Horizontal Pod Autoscaling
For variable workloads, I use HPA to automatically scale based on CPU or custom metrics:
apiVersion: autoscaling/v2beta1
kind: HorizontalPodAutoscaler
metadata:
name: my-service-hpa
spec:
scaleTargetRef:
apiVersion: apps/v1
kind: Deployment
name: my-service
minReplicas: 3
maxReplicas: 10
metrics:
- type: Resource
resource:
name: cpu
targetAverageUtilization: 70
When average CPU exceeds 70%, Kubernetes adds pods. When it drops, it scales down.
For more sophisticated scaling, I use custom metrics (queue depth, request latency) via the metrics API.
Observability: Logs, Metrics, Traces
Production Kubernetes requires comprehensive observability:
Logs: I ship all container stdout/stderr to a centralized logging system. Never SSH into pods to read logs.
Metrics: I expose Prometheus metrics from every service and use node exporters for system metrics.
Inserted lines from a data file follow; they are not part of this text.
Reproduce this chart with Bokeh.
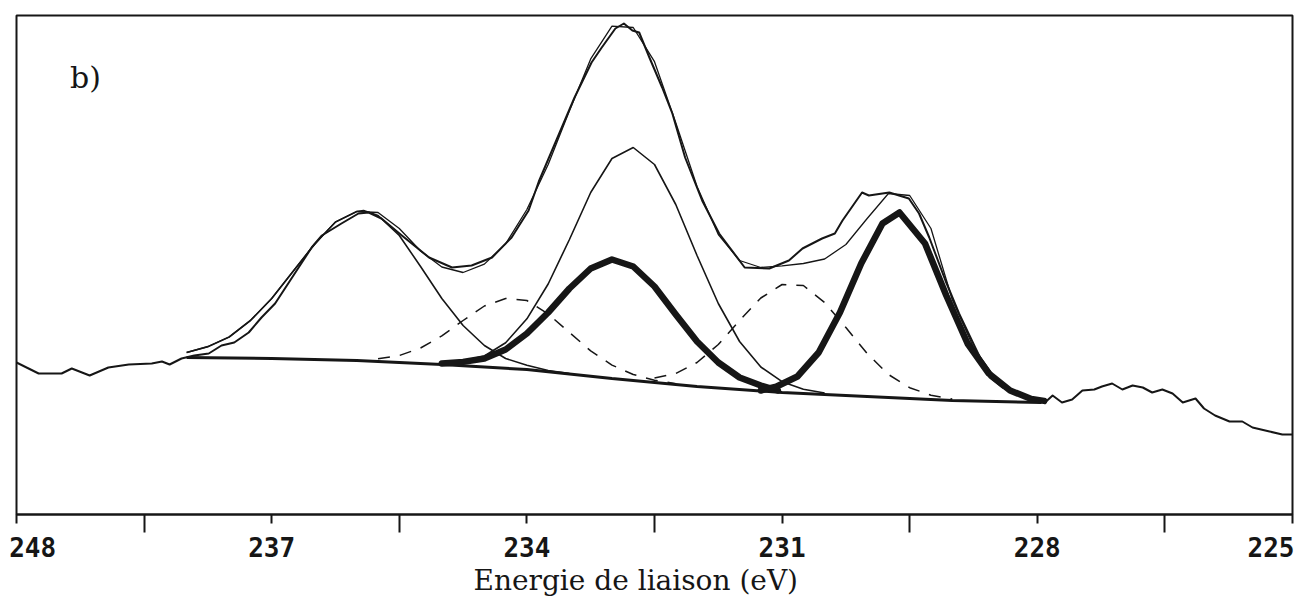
from bokeh.plotting import figure
from bokeh.models import Range1d, FixedTicker, Label, LinearAxis, Title
from bokeh.embed import file_html
from bokeh.resources import INLINE

# ---------------- data (binding energy in eV, intensity in arbitrary units) ----------------
tick_values = [240, 237, 234, 231, 228, 225]
tick_labels = ["248", "237", "234", "231", "228", "225"]
# where each tick label is centred (the two end labels sit inward, as in the original)
tick_label_positions = [239.81, 237, 234, 231, 228, 225.21]
minor_tick_values = [238.5, 235.5, 232.5, 229.5, 226.5]
x_title = "Energie de liaison (eV)"

# measured spectrum
spec_x = [240.0, 239.74, 239.47, 239.35, 239.14, 238.92, 238.68, 238.41, 238.29, 238.2,
          238.06, 237.91, 237.74, 237.59, 237.44, 237.27, 237.12, 236.96, 236.76, 236.53,
          236.41, 236.18, 235.98, 235.86, 235.71, 235.47, 235.15, 234.88, 234.65, 234.41,
          234.18, 233.98, 233.86, 233.62, 233.44, 233.24, 233.12, 232.96, 232.86, 232.76,
          232.68, 232.56, 232.41, 232.29, 232.14, 231.94, 231.74, 231.44, 231.15, 230.92,
          230.76, 230.53, 230.38, 230.29, 230.06, 229.98, 229.74, 229.51, 229.39, 229.27,
          229.08, 228.92, 228.73, 228.56, 228.41, 228.21, 228.02, 227.91, 227.82, 227.71,
          227.59, 227.47, 227.33, 227.24, 227.12, 227.0, 226.88, 226.76, 226.65, 226.53,
          226.41, 226.29, 226.14, 226.04, 225.91, 225.74, 225.59, 225.47, 225.27, 225.12, 225.0]
spec_y = [151, 140, 140, 145, 138, 146, 149, 150, 152, 149,
          155, 158, 160, 168, 171, 181, 196, 210, 236, 266,
          278, 290, 300, 301, 295, 278, 256, 246, 248, 256,
          276, 303, 332, 380, 416, 451, 466, 485, 490, 483,
          481, 456, 426, 400, 356, 313, 280, 246, 245, 253,
          265, 275, 280, 293, 321, 318, 321, 315, 300, 276,
          233, 200, 166, 136, 126, 120, 113, 111, 118, 111,
          114, 123, 124, 127, 130, 124, 128, 126, 121, 124,
          120, 111, 115, 105, 98, 92, 92, 86, 82, 79, 79]

# fit envelope
env_x = [238.0, 237.75, 237.5, 237.25, 237.0, 236.75, 236.5, 236.25, 236.0, 235.75,
         235.5, 235.25, 235.0, 234.75, 234.5, 234.25, 234.0, 233.75, 233.5, 233.25,
         233.0, 232.75, 232.5, 232.25, 232.0, 231.75, 231.5, 231.25, 231.0, 230.75,
         230.5, 230.25, 230.0, 229.75, 229.5, 229.25, 229.0, 228.75, 228.5, 228.25, 228.0]
env_y = [161, 167, 176.5, 193, 215, 242, 269, 291.5, 302, 301,
         285, 262.5, 246.5, 241, 249.4, 269.7, 304, 349, 402.7, 454.6,
         487.4, 486, 451.8, 390.8, 327, 279, 253, 246, 247.6, 250,
         254.5, 269, 295, 320, 318, 285, 214, 166, 136, 121, 114]

# background (Shirley)
base_x = [238.0, 237.0, 236.0, 235.0, 234.0, 233.0, 232.0, 231.0, 230.0, 229.0, 227.95]
base_y = [156, 155, 153, 149, 144, 135, 127, 121, 117, 113, 111]

# component A (thin)
a_x = [238.0, 237.75, 237.5, 237.25, 237.0, 236.75, 236.5, 236.25, 236.0, 235.92,
       235.75, 235.5, 235.25, 235.0, 234.75, 234.5, 234.25, 234.0, 233.75, 233.5]
a_y = [161, 166.7, 176.5, 193, 215, 242, 269, 291.5, 302, 303,
       298, 278, 247, 215, 188, 168, 155, 148.3, 143, 140]

# component B (dashed)
b_x = [235.75, 235.5, 235.25, 235.0, 234.75, 234.5, 234.25, 234.0, 233.75, 233.5,
       233.25, 233.0, 232.75, 232.5, 232.25]
b_y = [154.8, 158, 165.5, 177.6, 193, 207.5, 215, 213, 199.5, 181,
       162.6, 148.4, 139, 133.3, 129.8]

# component C (thick)
c_x = [235.0, 234.75, 234.5, 234.25, 234.0, 233.75, 233.5, 233.25, 233.0, 232.75,
       232.5, 232.25, 232.0, 231.75, 231.5, 231.25, 231.05]
c_y = [150, 151.6, 155, 164, 180, 201, 225, 245, 254, 247,
       227, 199, 172, 151, 136, 128, 123]

# component D (thin)
d_x = [235.0, 234.75, 234.5, 234.25, 234.0, 233.75, 233.5, 233.25, 233.0, 232.75,
       232.5, 232.25, 232.0, 231.75, 231.5, 231.25, 231.0, 230.75, 230.5]
d_y = [150.6, 152.6, 157.5, 170.7, 194.7, 229.5, 274, 321, 355, 366,
       349, 309, 258, 210, 172, 146.5, 131.8, 124.2, 120.5]

# component E (dashed)
e_x = [232.5, 232.25, 232.0, 231.75, 231.5, 231.25, 231.0, 230.75, 230.5, 230.25,
       230.0, 229.75, 229.5, 229.25, 229.0]
e_y = [135.5, 140, 151, 169, 193, 215.5, 229, 228, 211, 186,
       160, 139, 125.8, 118.3, 114.5]

# component F (thick)
f_x = [231.25, 231.07, 230.82, 230.57, 230.32, 230.07, 229.82, 229.62, 229.32,
       229.07, 228.82, 228.57, 228.32, 228.07, 227.92]
f_y = [123, 126.8, 137, 161, 201, 250, 290, 301, 270,
       218, 170, 140, 123, 114.5, 112.6]

# ---------------- figure ----------------
INK = "#161616"
p = figure(width=1294, height=607, output_backend="svg", toolbar_location=None,
           x_range=Range1d(240, 225), y_range=Range1d(-1, 498),
           min_border_left=16, min_border_right=2, min_border_top=15, min_border_bottom=93)
p.yaxis.visible = False
p.grid.visible = False
p.outline_line_color = INK
p.outline_line_width = 2
p.background_fill_color = "white"
p.border_fill_color = "white"

# axis 1: line and ticks only
ax = p.xaxis[0]
ax.ticker = FixedTicker(ticks=tick_values, minor_ticks=minor_tick_values)
ax.major_label_overrides = {t: "" for t in tick_values}
ax.major_label_text_font_size = "1px"
ax.major_label_standoff = 0
ax.axis_line_color = INK
ax.axis_line_width = 2
ax.major_tick_line_color = INK
ax.minor_tick_line_color = INK
ax.major_tick_line_width = 2
ax.minor_tick_line_width = 2
ax.major_tick_in = 0
ax.major_tick_out = 9
ax.minor_tick_in = 0
ax.minor_tick_out = 18

# axis 2: tick labels
ax2 = LinearAxis(ticker=FixedTicker(ticks=tick_label_positions, minor_ticks=[]))
ax2.major_label_overrides = {pos: lab for pos, lab in zip(tick_label_positions, tick_labels)}
ax2.axis_line_alpha = 0
ax2.major_tick_line_alpha = 0
ax2.minor_tick_line_alpha = 0
ax2.major_tick_in = 0
ax2.major_tick_out = 0
ax2.minor_tick_in = 0
ax2.minor_tick_out = 0
ax2.major_label_text_font = "DejaVu Sans Mono"
ax2.major_label_text_font_style = "bold"
ax2.major_label_text_font_size = "26px"
ax2.major_label_text_color = INK
ax2.major_label_standoff = 4
p.add_layout(ax2, "below")

# axis title, slightly left of centre as in the original
p.add_layout(Title(text=x_title, align="left", offset=457, standoff=4,
                   text_font="DejaVu Serif", text_font_style="normal",
                   text_font_size="28px", text_color=INK), "below")

# curves
p.line(base_x, base_y, line_color=INK, line_width=3)
p.line(b_x, b_y, line_color=INK, line_width=1.5, line_dash="12 10")
p.line(e_x, e_y, line_color=INK, line_width=1.5, line_dash="12 10")
p.line(a_x, a_y, line_color=INK, line_width=1.6)
p.line(d_x, d_y, line_color=INK, line_width=1.6)
p.line(c_x, c_y, line_color=INK, line_width=6.5, line_join="round", line_cap="round")
p.line(f_x, f_y, line_color=INK, line_width=6.5, line_join="round", line_cap="round")
p.line(env_x, env_y, line_color=INK, line_width=1.3)
p.line(spec_x, spec_y, line_color=INK, line_width=2, line_join="round")

p.add_layout(Label(x=239.37, y=436, text="b)", text_align="left", text_baseline="alphabetic",
                   text_font="DejaVu Serif", text_font_size="30px", text_color=INK))

open("out.html", "w").write(file_html(p, INLINE))
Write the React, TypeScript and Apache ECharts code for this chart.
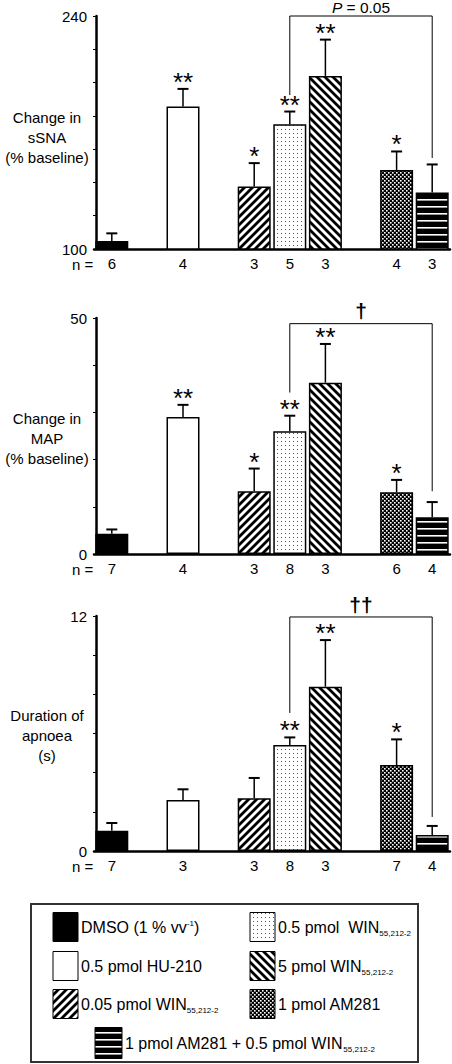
import React, { useEffect, useRef } from "react";
import * as echarts from "echarts";

const FONT = '"Liberation Sans", Arial, Helvetica, sans-serif';

// Treatments (legend order) and the x slot each one occupies
const treatments = [
  "DMSO (1 % vv-1)",
  "0.5 pmol HU-210",
  "0.05 pmol WIN55,212-2",
  "0.5 pmol WIN55,212-2",
  "5 pmol WIN55,212-2",
  "1 pmol AM281",
  "1 pmol AM281 + 0.5 pmol WIN55,212-2",
];
const slotOfTreatment = [0, 2, 4, 5, 6, 8, 9];
const SLOT_COUNT = 10;
const patternKinds = ["solid", "white", "diagUp", "dots", "diagDown", "checker", "hstripes"];

// Panel 1: change in sSNA (% baseline)
const sSNAMean = [104.8, 185.6, 137.6, 175.0, 204.0, 147.4, 134.0];
const sSNASem = [4.6, 10.6, 14.0, 7.6, 21.8, 11.2, 16.8];
const sSNAN = [6, 4, 3, 5, 3, 4, 3];
const sSNAStars = ["", "**", "*", "**", "**", "*", ""];
const sSNATicks = [100, 240];

// Panel 2: change in MAP (% baseline)
const mapMean = [4.3, 29.0, 13.3, 26.0, 36.3, 13.1, 7.8];
const mapSem = [0.9, 2.6, 4.8, 3.3, 8.2, 2.6, 3.2];
const mapN = [7, 4, 3, 8, 3, 6, 4];
const mapStars = ["", "**", "*", "**", "**", "*", ""];
const mapTicks = [0, 50];

// Panel 3: duration of apnoea (s)
const apnMean = [1.04, 2.6, 2.69, 5.41, 8.39, 4.39, 0.82];
const apnSem = [0.39, 0.55, 1.04, 0.39, 2.38, 1.31, 0.46];
const apnN = [7, 3, 3, 8, 3, 7, 4];
const apnStars = ["", "", "", "**", "**", "*", ""];
const apnTicks = [0, 12];

// Comparison brackets (0.5 pmol WIN vs AM281 + WIN): [top, left end, right end]
const bracketSSNA = [240, 192.5, 154.7];
const bracketMAP = [48.8, 34.2, 13.3];
const bracketApn = [11.95, 7.05, 1.74];

type Panel = {
  mean: number[];
  sem: number[];
  n: number[];
  stars: string[];
  ticks: number[];
  min: number;
  max: number;
  interval: number;
  title: string;
  titleY: number;
  top: number;
  height: number;
  bracket: number[];
  bracketLabel: string;
  labelGap: number;
};

const panels: Panel[] = [
  { mean: sSNAMean, sem: sSNASem, n: sSNAN, stars: sSNAStars, ticks: sSNATicks, min: 100, max: 240, interval: 20,
    title: "Change in\nsSNA\n(% baseline)", titleY: 137, top: 16, height: 233, bracket: bracketSSNA,
    bracketLabel: "{i|P}{n| = 0.05}", labelGap: 9 },
  { mean: mapMean, sem: mapSem, n: mapN, stars: mapStars, ticks: mapTicks, min: 0, max: 50, interval: 10,
    title: "Change in\nMAP\n(% baseline)", titleY: 438, top: 318, height: 236, bracket: bracketMAP,
    bracketLabel: "{d|†}", labelGap: 13 },
  { mean: apnMean, sem: apnSem, n: apnN, stars: apnStars, ticks: apnTicks, min: 0, max: 12, interval: 2,
    title: "Duration of\napnoea\n(s)", titleY: 735, top: 616, height: 235, bracket: bracketApn,
    bracketLabel: "{d|††}", labelGap: 12 },
];

function makeCanvas(w: number, h: number, draw: (c: CanvasRenderingContext2D) => void) {
  const cv = document.createElement("canvas");
  cv.width = w;
  cv.height = h;
  const ctx = cv.getContext("2d")!;
  draw(ctx);
  return { image: cv, repetition: "repeat", imageWidth: w, imageHeight: h } as any;
}

function makeFill(kind: string): any {
  if (kind === "solid") return "#000";
  if (kind === "white") return "#fff";
  if (kind === "diagUp" || kind === "diagDown") {
    return makeCanvas(8, 8, (c) => {
      c.fillStyle = "#fff";
      c.fillRect(0, 0, 8, 8);
      c.strokeStyle = "#000";
      c.lineWidth = 2.8;
      c.beginPath();
      for (const o of [-8, 0, 8]) {
        if (kind === "diagUp") {
          c.moveTo(o - 1, 9);
          c.lineTo(o + 9, -1);
        } else {
          c.moveTo(o - 1, -1);
          c.lineTo(o + 9, 9);
        }
      }
      c.stroke();
    });
  }
  if (kind === "dots") {
    return makeCanvas(4, 4, (c) => {
      c.fillStyle = "#fff";
      c.fillRect(0, 0, 4, 4);
      c.fillStyle = "#555";
      c.fillRect(1, 1, 1, 1);
    });
  }
  if (kind === "checker") {
    return makeCanvas(4, 4, (c) => {
      c.fillStyle = "#000";
      c.fillRect(0, 0, 4, 4);
      c.fillStyle = "#fff";
      c.fillRect(0, 0, 1.6, 1.6);
      c.fillRect(2, 2, 1.6, 1.6);
    });
  }
  // horizontal stripes
  return makeCanvas(4, 7, (c) => {
    c.fillStyle = "#000";
    c.fillRect(0, 0, 4, 7);
    c.fillStyle = "#fff";
    c.fillRect(0, 3, 4, 1.6);
  });
}

export default function App() {
  const ref = useRef<HTMLDivElement>(null);

  useEffect(() => {
    if (!ref.current) return;
    const chart = echarts.init(ref.current, undefined, { renderer: "svg" });
    const fills = patternKinds.map(makeFill);

    const categories = Array.from({ length: SLOT_COUNT }, (_, s) => {
      const t = slotOfTreatment.indexOf(s);
      return t >= 0 ? treatments[t] : `gap${s}`;
    });

    const grids: any[] = [];
    const xAxes: any[] = [];
    const yAxes: any[] = [];
    const series: any[] = [];
    const graphics: any[] = [];

    panels.forEach((p, pi) => {
      grids.push({ left: 94, width: 356, top: p.top, height: p.height, containLabel: false });
      xAxes.push({
        type: "category",
        gridIndex: pi,
        data: categories,
        boundaryGap: true,
        axisLine: { lineStyle: { color: "#000", width: 2.5 } },
        axisTick: { show: false },
        axisLabel: {
          interval: 0,
          margin: 8,
          color: "#000",
          fontSize: 15,
          lineHeight: 13,
          fontFamily: FONT,
          formatter: (_v: string, idx: number) => {
            const t = slotOfTreatment.indexOf(idx);
            return t >= 0 ? String(p.n[t]) : "";
          },
        },
        splitLine: { show: false },
      });
      yAxes.push({
        type: "value",
        gridIndex: pi,
        min: p.min,
        max: p.max,
        interval: p.interval,
        offset: -2,
        axisLine: { show: true, lineStyle: { color: "#000", width: 2.5 } },
        axisTick: { show: true, length: 3, lineStyle: { color: "#000", width: 1 } },
        axisLabel: {
          margin: 9,
          color: "#000",
          fontSize: 15,
          lineHeight: 13,
          fontFamily: FONT,
          formatter: (v: number) => (p.ticks.includes(v) ? String(v) : ""),
        },
        splitLine: { show: false },
      });

      const barData: any[] = Array.from({ length: SLOT_COUNT }, () => "-");
      p.mean.forEach((m, t) => {
        barData[slotOfTreatment[t]] = {
          value: m,
          itemStyle: { color: fills[t], borderColor: "#000", borderWidth: 1.5 },
        };
      });
      series.push({
        type: "bar",
        xAxisIndex: pi,
        yAxisIndex: pi,
        data: barData,
        barWidth: 33,
        z: 2,
        silent: true,
      });

      series.push({
        type: "custom",
        xAxisIndex: pi,
        yAxisIndex: pi,
        z: 4,
        data: p.mean.map((m, t) => [slotOfTreatment[t], m, m + p.sem[t]]),
        renderItem: (params: any, api: any) => {
          const slot = api.value(0);
          const base = api.coord([slot, api.value(1)]);
          const tip = api.coord([slot, api.value(2)]);
          const stars = p.stars[params.dataIndex];
          const children: any[] = [
            { type: "line", shape: { x1: base[0], y1: base[1], x2: tip[0], y2: tip[1] }, style: { stroke: "#000", lineWidth: 1.5 } },
            { type: "line", shape: { x1: tip[0] - 5.5, y1: tip[1], x2: tip[0] + 5.5, y2: tip[1] }, style: { stroke: "#000", lineWidth: 2 } },
          ];
          if (stars) {
            children.push({
              type: "text",
              x: tip[0],
              y: tip[1] - 7,
              style: { text: stars, font: `26px ${FONT}`, fill: "#000", align: "center", verticalAlign: "middle" },
            });
          }
          return { type: "group", children };
        },
      });

      const leftSlot = slotOfTreatment[3];
      const rightSlot = slotOfTreatment[6];
      series.push({
        type: "custom",
        xAxisIndex: pi,
        yAxisIndex: pi,
        z: 5,
        data: [[leftSlot, p.bracket[0]]],
        renderItem: (_params: any, api: any) => {
          const lt = api.coord([leftSlot, p.bracket[0]]);
          const rt = api.coord([rightSlot, p.bracket[0]]);
          const le = api.coord([leftSlot, p.bracket[1]]);
          const re = api.coord([rightSlot, p.bracket[2]]);
          return {
            type: "group",
            children: [
              { type: "polyline", shape: { points: [[le[0], le[1]], [lt[0], lt[1]], [rt[0], rt[1]], [re[0], re[1]]] }, style: { stroke: "#000", lineWidth: 1, fill: null } },
              {
                type: "text",
                x: (lt[0] + rt[0]) / 2,
                y: lt[1] - p.labelGap,
                style: {
                  text: p.bracketLabel,
                  fill: "#000",
                  align: "center",
                  verticalAlign: "middle",
                  rich: {
                    i: { font: `italic 15.5px ${FONT}`, fill: "#000", color: "#000", lineHeight: 14 },
                    n: { font: `15.5px ${FONT}`, fill: "#000", color: "#000", lineHeight: 14 },
                    d: { font: `bold 21px ${FONT}`, fill: "#000", color: "#000" },
                  },
                },
              },
            ],
          };
        },
      });

      graphics.push({
        type: "text",
        x: 47,
        y: p.titleY,
        style: { text: p.title, font: `15px ${FONT}`, fill: "#000", align: "center", verticalAlign: "middle", lineHeight: 20 },
      });
      graphics.push({
        type: "text",
        x: 72,
        y: p.top + p.height + 15,
        style: { text: "n =", font: `15px ${FONT}`, fill: "#000", align: "left", verticalAlign: "middle", lineHeight: 13 },
      });
    });

    // Legend box
    graphics.push({
      type: "rect",
      shape: { x: 31, y: 904, width: 387, height: 158 },
      style: { fill: "#fff", stroke: "#333", lineWidth: 2 },
      z: -1,
    });
    const richLegend = {
      a: { font: `16px ${FONT}`, fill: "#000" },
      s: { font: `8px ${FONT}`, fill: "#000", verticalAlign: "bottom", padding: [0, 0, -2, 0] },
      sup: { font: `8px ${FONT}`, fill: "#000", verticalAlign: "top" },
    };
    const legendTexts = [
      "{a|DMSO (1 % vv}{sup|-1}{a|)}",
      "{a|0.5 pmol HU-210}",
      "{a|0.05 pmol WIN}{s|55,212-2}",
      "{a|0.5 pmol  WIN}{s|55,212-2}",
      "{a|5 pmol WIN}{s|55,212-2}",
      "{a|1 pmol AM281}",
      "{a|1 pmol AM281 + 0.5 pmol WIN}{s|55,212-2}",
    ];
    const legendPos = [
      [53, 927, 25, 29],
      [53, 966, 25, 29],
      [53, 1004, 25, 29],
      [250, 927, 25, 29],
      [250, 966, 25, 29],
      [250, 1004, 25, 29],
      [95, 1043, 27, 31],
    ];
    legendPos.forEach(([x, y, w, h], t) => {
      graphics.push({
        type: "rect",
        shape: { x, y: y - h / 2, width: w, height: h },
        style: { fill: fills[t], stroke: "#000", lineWidth: 1 },
      });
      graphics.push({
        type: "text",
        x: x + w + 3,
        y,
        style: { text: legendTexts[t], fill: "#000", rich: richLegend, align: "left", verticalAlign: "middle" },
      });
    });

    chart.setOption({
      animation: false,
      backgroundColor: "#fff",
      textStyle: { fontFamily: FONT },
      grid: grids,
      xAxis: xAxes,
      yAxis: yAxes,
      series,
      graphic: { elements: graphics },
    });
    return () => chart.dispose();
  }, []);

  return (
    <div
      ref={ref}
      style={{ position: "absolute", left: 0, top: 0, width: 452, height: 1064, background: "#fff" }}
    />
  );
}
Traces: I instrument requests with distributed tracing to understand cross-service latencies.
Namespace Organization
I organize workloads into namespaces by environment and team:
apiVersion: v1
kind: Namespace
metadata:
name: production-api
labels:
environment: production
team: backend
This provides:
- Resource isolation
- Access control (RBAC per namespace)
- Resource quotas per team
Production Checklist
Before I deploy to production, I verify:
- Liveness and readiness probes configured
- Resource requests and limits set
- Multiple replicas for high availability
- Pod disruption budget defined
- Network policies enforced
- Secrets not hardcoded in manifests
- Logging and monitoring configured
- Deployment strategy tested
- Rollback procedure documented
Lessons Learned
Running Kubernetes in production has taught me that the platform is powerful but complex. The advanced patterns I’ve shared aren’t optional—they’re necessary for reliability.
The biggest shift in mindset is embracing declarative configuration and automation. Don’t kubectl exec into pods. Don’t manually edit resources. Treat your manifests as code, version them, review them, and test them.
Kubernetes gives you the primitives for building resilient systems. It’s up to you to use them correctly.